- Learning or, more precisely, development should primarily be a social activity involving those who know more or who are more developed with those who are not so knowledgeable or developed. Those who know more or who are more developed need to create an environment for shared learning or development by “lending” some of what they know to the learners and enabling the learners to do things that they would not be able to do alone. This is what most parents do with their young children without articulating it as such when, for example, they help children bake cookies. In part, the concept is grounded on the notion that much learning is a cultural activity.
- The pioneering theorist of this approach was Lev Vygotsky in the Soviet Union (once referred to as “a visitor from the future”). His technical term for the concept was the “zone of proximal development.” Popularized versions of this in the teaching field emphasize “scaffolds”—meaning supports that enable students to do things that they can’t do independently.
- Literacy involves many different kinds of practices, roles, and identities of its participants. It’s helpful to think of the whole package as different kinds of discourses (not the post-modernist version). In this instance, a “discourse” can be understood as the social conventions and shared understandings of group members—like the discourse of basketball fans. Formal intellectual discourses, including the discourses associated with revolutionary theory, have numerous explicit and implicit assumptions and styles that are not obvious to newcomers to those discourses. While there are skills that newcomers may lack (such as the ability to automatically recognize words) and need to learn, there are also “rules of the game” that they need to become aware of.
- Individuals can only acquire fluency in a discourse through graded, contextualized and productive practice of all the different aspects of a discourse’s reading, writing and speaking texts and tasks. “Graded” means the right kind of text and task at the right time; “contextualized” means a text and task in a meaningful context—like understanding capitalist crises; “productive” means leading to development. By way of emphasis, not all practice is productive. We can all get better at being ineffective by practicing bad habits. The example I use is my swimming—I kind of taught myself to swim and became a very bad swimmer. More practice at swimming like I swim will just make me a better bad swimmer.

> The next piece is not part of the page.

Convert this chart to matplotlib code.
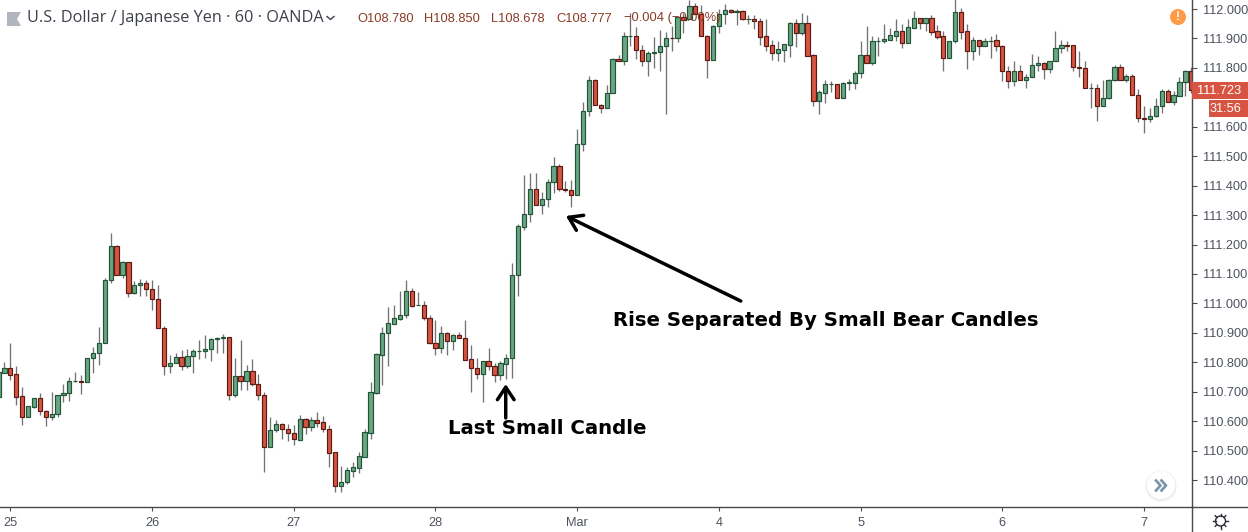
from matplotlib import pyplot as plt
from matplotlib.patches import Circle, Polygon, Rectangle
import numpy as np

opens = [110.683,110.765,110.779,110.759,110.684,110.613,110.649,110.677,110.633,110.613,
    110.626,110.688,110.694,110.735,110.735,110.732,110.813,110.830,110.864,111.078,
    111.194,111.098,111.139,111.037,111.061,111.068,111.048,111.014,110.918,110.789,
    110.796,110.817,110.789,110.823,110.837,110.840,110.844,110.878,110.881,110.885,
    110.688,110.752,110.735,110.769,110.725,110.688,110.511,110.569,110.589,110.572,
    110.559,110.537,110.606,110.581,110.603,110.596,110.575,110.494,110.381,110.394,
    110.432,110.442,110.479,110.561,110.697,110.826,110.898,110.931,110.948,110.959,
    111.041,110.993,110.996,110.952,110.867,110.849,110.898,110.873,110.891,110.884,
    110.810,110.782,110.761,110.806,110.789,110.758,110.795,110.815,111.097,111.261,
    111.303,111.388,111.334,111.354,111.412,111.466,111.388,111.385,111.368,111.541,
    111.653,111.758,111.673,111.663,111.714,111.830,111.822,111.908,111.908,111.862,
    111.822,111.850,111.853,111.874,111.902,111.900,111.972,111.965,112.009,111.982,
    111.908,111.826,111.942,111.982,111.996,111.990,111.992,111.965,111.966,111.959,
    111.907,111.877,111.849,111.862,111.879,111.952,111.920,111.952,111.843,111.686,
    111.716,111.745,111.745,111.699,111.748,111.750,111.781,111.843,111.815,111.891,
    111.891,111.896,111.910,111.925,111.886,111.937,111.969,111.954,111.969,111.925,
    111.908,111.832,111.890,111.989,111.925,111.856,111.894,111.874,111.892,111.894,
    111.874,111.789,111.755,111.789,111.758,111.768,111.809,111.816,111.796,111.823,
    111.866,111.877,111.877,111.802,111.799,111.731,111.731,111.672,111.697,111.758,
    111.802,111.758,111.772,111.707,111.629,111.626,111.636,111.670,111.721,111.683,111.706,111.751,111.789]
highs = [110.774,110.800,110.864,110.787,110.715,110.650,110.677,110.695,110.638,110.698,
    110.688,110.726,110.749,110.766,110.757,110.813,110.852,110.920,111.085,111.238,
    111.198,111.144,111.139,111.076,111.083,111.078,111.078,111.062,110.923,110.825,
    110.830,110.842,110.845,110.844,110.875,110.892,110.882,110.886,110.896,110.885,
    110.814,110.875,110.791,110.811,110.760,110.698,110.614,110.604,110.594,110.589,
    110.587,110.621,110.610,110.613,110.630,110.617,110.587,110.494,110.447,110.443,
    110.461,110.495,110.573,110.733,110.833,110.919,110.987,110.994,111.042,111.079,
    111.052,111.038,111.008,110.960,110.943,110.923,110.902,110.896,110.902,110.943,
    110.858,110.816,110.806,110.850,110.797,110.803,110.828,111.136,111.270,111.437,
    111.443,111.443,111.379,111.422,111.498,111.474,111.416,111.420,111.593,111.685,
    111.773,111.762,111.678,111.742,111.833,111.844,111.923,111.986,111.938,111.878,
    111.856,111.906,111.927,111.923,111.943,111.974,111.986,112.031,112.020,112.014,
    111.912,111.946,112.000,112.017,112.000,112.000,111.997,111.980,111.980,111.969,
    111.966,111.895,111.891,111.880,111.955,111.966,111.987,111.980,111.848,111.724,
    111.759,111.756,111.745,111.751,111.763,111.790,111.892,111.943,111.909,111.905,
    111.949,111.934,111.966,111.949,111.966,111.994,111.969,111.969,111.980,111.946,
    111.926,111.891,112.035,112.004,111.949,111.905,111.894,111.902,111.909,111.916,
    111.878,111.807,111.824,111.810,111.779,111.848,111.841,111.820,111.824,111.926,
    111.895,111.893,111.877,111.858,111.824,111.748,111.746,111.759,111.762,111.810,
    111.814,111.780,111.780,111.729,111.671,111.663,111.697,111.728,111.728,111.721,111.768,111.793,111.802]
lows = [110.683,110.765,110.740,110.655,110.588,110.613,110.645,110.621,110.583,110.604,
    110.615,110.665,110.668,110.734,110.692,110.732,110.763,110.791,110.864,111.070,
    111.098,111.086,111.022,111.032,111.025,111.025,110.977,110.918,110.757,110.763,
    110.796,110.774,110.780,110.763,110.811,110.814,110.804,110.831,110.831,110.672,
    110.682,110.705,110.706,110.720,110.672,110.427,110.511,110.563,110.539,110.532,
    110.519,110.537,110.557,110.566,110.581,110.564,110.445,110.359,110.359,110.387,
    110.410,110.424,110.479,110.539,110.693,110.722,110.787,110.931,110.944,110.950,
    110.989,110.993,110.944,110.862,110.824,110.831,110.824,110.841,110.883,110.808,
    110.699,110.744,110.665,110.773,110.733,110.739,110.743,110.746,111.025,111.250,
    111.278,111.334,111.302,111.327,111.376,111.383,111.378,111.329,111.368,111.519,
    111.635,111.673,111.648,111.663,111.714,111.822,111.810,111.876,111.831,111.808,
    111.771,111.800,111.791,111.645,111.859,111.889,111.918,111.965,111.982,111.908,
    111.764,111.826,111.918,111.949,111.987,111.944,111.961,111.949,111.933,111.878,
    111.858,111.827,111.824,111.820,111.837,111.871,111.912,111.842,111.671,111.644,
    111.682,111.717,111.699,111.699,111.725,111.729,111.766,111.815,111.810,111.841,
    111.885,111.896,111.892,111.868,111.886,111.937,111.933,111.925,111.912,111.899,
    111.790,111.832,111.885,111.899,111.797,111.827,111.844,111.874,111.834,111.858,
    111.756,111.730,111.739,111.758,111.732,111.768,111.789,111.763,111.784,111.823,
    111.850,111.859,111.788,111.768,111.731,111.665,111.621,111.672,111.696,111.754,
    111.758,111.753,111.707,111.617,111.580,111.617,111.633,111.648,111.683,111.673,111.706,111.703,111.714]
closes = [110.766,110.779,110.758,110.683,110.613,110.650,110.677,110.633,110.613,110.626,
    110.688,110.694,110.735,110.736,110.732,110.813,110.830,110.864,111.078,111.194,
    111.098,111.139,111.037,111.061,111.068,111.048,111.014,110.918,110.789,110.796,
    110.817,110.789,110.823,110.837,110.840,110.844,110.878,110.881,110.885,110.688,
    110.752,110.735,110.769,110.725,110.688,110.511,110.569,110.589,110.572,110.559,
    110.538,110.606,110.581,110.603,110.595,110.574,110.493,110.381,110.395,110.433,
    110.443,110.480,110.562,110.698,110.827,110.898,110.932,110.949,110.959,111.041,
    110.992,110.996,110.952,110.866,110.849,110.898,110.873,110.891,110.883,110.809,
    110.781,110.761,110.806,110.788,110.758,110.796,110.816,111.098,111.264,111.303,
    111.388,111.334,111.354,111.412,111.466,111.388,111.385,111.368,111.541,111.653,
    111.758,111.673,111.663,111.714,111.830,111.822,111.908,111.909,111.862,111.822,
    111.850,111.853,111.874,111.901,111.900,111.972,111.964,112.009,111.982,111.908,
    111.826,111.942,111.982,111.996,111.989,111.992,111.965,111.966,111.959,111.906,
    111.876,111.849,111.863,111.880,111.952,111.920,111.952,111.842,111.686,111.717,
    111.745,111.746,111.699,111.748,111.751,111.782,111.843,111.815,111.891,111.892,
    111.897,111.911,111.925,111.886,111.938,111.969,111.954,111.969,111.923,111.906,
    111.832,111.891,111.989,111.923,111.856,111.894,111.874,111.891,111.893,111.874,
    111.789,111.756,111.790,111.758,111.768,111.809,111.816,111.796,111.823,111.867,
    111.877,111.876,111.802,111.799,111.731,111.732,111.672,111.697,111.759,111.802,
    111.758,111.773,111.707,111.629,111.626,111.636,111.669,111.721,111.683,111.707,111.751,111.789,111.724]

day_ticks = [2, 26, 50, 74, 98, 122, 146, 170, 194]
day_labels = ["25", "26", "27", "28", "Mar", "4", "5", "6", "7"]
# 111.700 sits behind the last price tag in the original, so it is left out
price_ticks = [112.0, 111.9, 111.8, 111.6, 111.5, 111.4, 111.3, 111.2,
               111.1, 111.0, 110.9, 110.8, 110.7, 110.6, 110.5, 110.4]
last_price = "111.723"
countdown = "31:56"
title = "U.S. Dollar / Japanese Yen \u00b7 60 \u00b7 OANDA"
ohlc_labels = ["O108.780", "H108.850", "L108.678", "C108.777", "\u22120.004 (\u22120.00%)"]

UP = "#6BA583"
DOWN = "#D75442"
UP_EDGE = "#225437"
DOWN_EDGE = "#5B1A13"
WICK = "#737375"
AXIS = "#4a4a4a"
LABEL = "#4c525e"
W, H = 1248, 532
RIGHT, BOTTOM = 1192, 507

plt.rcParams["font.family"] = ["Liberation Sans", "DejaVu Sans"]
fig = plt.figure(figsize=(W / 100, H / 100), dpi=100)
ax = fig.add_axes([0, 1 - BOTTOM / H, RIGHT / W, BOTTOM / H])

o = np.array(opens)
c = np.array(closes)
x = np.arange(len(o))
is_up = c >= o

ax.vlines(x, lows, highs, color=WICK, lw=0.95, zorder=1)
ax.bar(x, c - o, bottom=o, width=0.72,
       color=[UP if u else DOWN for u in is_up],
       edgecolor=[UP_EDGE if u else DOWN_EDGE for u in is_up],
       linewidth=0.85, zorder=2)

ax.set_xlim(0.254, 202.12)
ax.set_ylim(110.3084, 112.0306)
ax.set_xticks(day_ticks)
ax.set_xticklabels(day_labels)
ax.set_yticks(price_ticks)
ax.set_yticklabels([f"{p:.3f}" for p in price_ticks])
ax.yaxis.tick_right()
ax.tick_params(axis="x", length=3, width=0.8, color=AXIS, labelcolor=LABEL, labelsize=9.2, pad=4)
ax.tick_params(axis="y", length=3.5, width=0.8, color=AXIS, labelcolor=LABEL, labelsize=9.2, pad=4.5)
for side in ["top", "left"]:
    ax.spines[side].set_visible(False)
for side in ["right", "bottom"]:
    ax.spines[side].set_color(AXIS)
    ax.spines[side].set_linewidth(1.0)

# annotations on the chart
arrow = dict(arrowstyle="->,head_length=0.9,head_width=0.6", color="black", lw=2.5, shrinkA=0, shrinkB=0)
ax.annotate("", xy=(96.1, 111.297), xytext=(125.7, 111.008), arrowprops=arrow, zorder=5)
ax.annotate("", xy=(85.9, 110.726), xytext=(85.9, 110.611), arrowprops=arrow, zorder=5)
ax.text(92.9, 110.574, "Last Small Candle", family="DejaVu Sans", weight="bold",
        fontsize=14.25, ha="center", va="center", zorder=6)
ax.text(140.1, 110.941, "Rise Separated By Small Bear Candles", family="DejaVu Sans", weight="bold",
        fontsize=14.25, ha="center", va="center", zorder=6)

# overlay in pixel units for the chart furniture
ov = fig.add_axes([0, 0, 1, 1], facecolor="none")
ov.set_xlim(0, W)
ov.set_ylim(H, 0)
ov.axis("off")

ov.plot([RIGHT, RIGHT], [BOTTOM, H], color=AXIS, lw=1.0)
ov.plot([RIGHT, W], [BOTTOM, BOTTOM], color=AXIS, lw=1.0)

ov.add_patch(Polygon([(7, 12), (21, 12), (17, 19), (21, 26), (7, 26)], color="#b2b5be", lw=0))
ov.text(27, 18.5, title, family="Open Sans", fontsize=11.7, color="#3c4048", va="center")
ov.plot([327, 330.5, 334], [16.5, 19.5, 16.5], color="#3c4048", lw=1)
for px, label in zip([357, 424, 491, 556, 624], ohlc_labels):
    ov.text(px, 18.5, label, fontsize=9.3, color="#8a3a26", va="center", zorder=5)

ov.add_patch(Rectangle((RIGHT, 82), W - RIGHT, 16.5, color=DOWN, lw=0))
ov.text(1241, 90.5, last_price, fontsize=9.2, color="white", ha="right", va="center")
ov.add_patch(Rectangle((1209, 100), W - 1209, 17, color=DOWN, lw=0))
ov.text(1241, 108.5, countdown, fontsize=9.2, color="white", ha="right", va="center")

ov.add_patch(Circle((1178, 17), 8, color="#FF9A47", lw=0))
ov.text(1178, 17, "!", fontsize=8.5, weight="bold", color="white", ha="center", va="center")

ov.add_patch(Circle((1161, 486), 15.5, color="#eeeeee", lw=0))
ov.add_patch(Circle((1161, 485), 14, color="white", lw=0))
for dx in [0, 5.5]:
    ov.plot([1156 + dx, 1160.5 + dx, 1156 + dx], [480.5, 485.5, 490.5], color="#7a93a8", lw=1.9)

ov.add_patch(Circle((1220.5, 521), 5, fill=False, ec="#2a2e39", lw=1))
for ang in np.arange(0, 2 * np.pi, np.pi / 4):
    ov.plot([1220.5 + 5 * np.cos(ang), 1220.5 + 7.5 * np.cos(ang)],
            [521 + 5 * np.sin(ang), 521 + 7.5 * np.sin(ang)], color="#2a2e39", lw=1)

fig.savefig("out.png", dpi=100)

- In places like the United States where schooling is fairly universal, students can get schooled into some very counter-productive practices that enable them to get by but that are not at all transparent. See attached story.
- As a result, in many situations, what’s needed is a “systems reorganization” wherein individuals can unlearn much that they have learned and become accustomed to different ways of understanding the form and content of reading and writing (and math, but that’s not our immediate concern). Specifically, reading is not recognizing words and writing is not spelling.
- There are two fundamental types of reading activity—reading as recognition and reading as reasoning. An example of reading as recognition is what sports fans do when they read a newspaper account of a game they watched the night before. An example of reading as reasoning is what most mortals do when they read Hegel. It’s almost never easy. One goal of helping people become better readers is to shift the balance away from reasoning towards recognition (as they become more familiar with the distinctive meanings of certain words and stylistic conventions).
- The texts that developing or recovering readers need to read should be “considerate.” By that, I mean that they should be selected or constructed in ways that are deeply sensitive to what readers do and do not know and their likely misconceptions. When my now 29-year old daughter (who’s a high school math teacher) was in sixth grade, she had to write a report on the Vietnam War. She was bewildered by the books I have her so I wrote a kids’ history of the war for her to use. Among other things, it always explained a new word or concept—such as the difference between a civil war and a regular war. I wish that I still had a copy.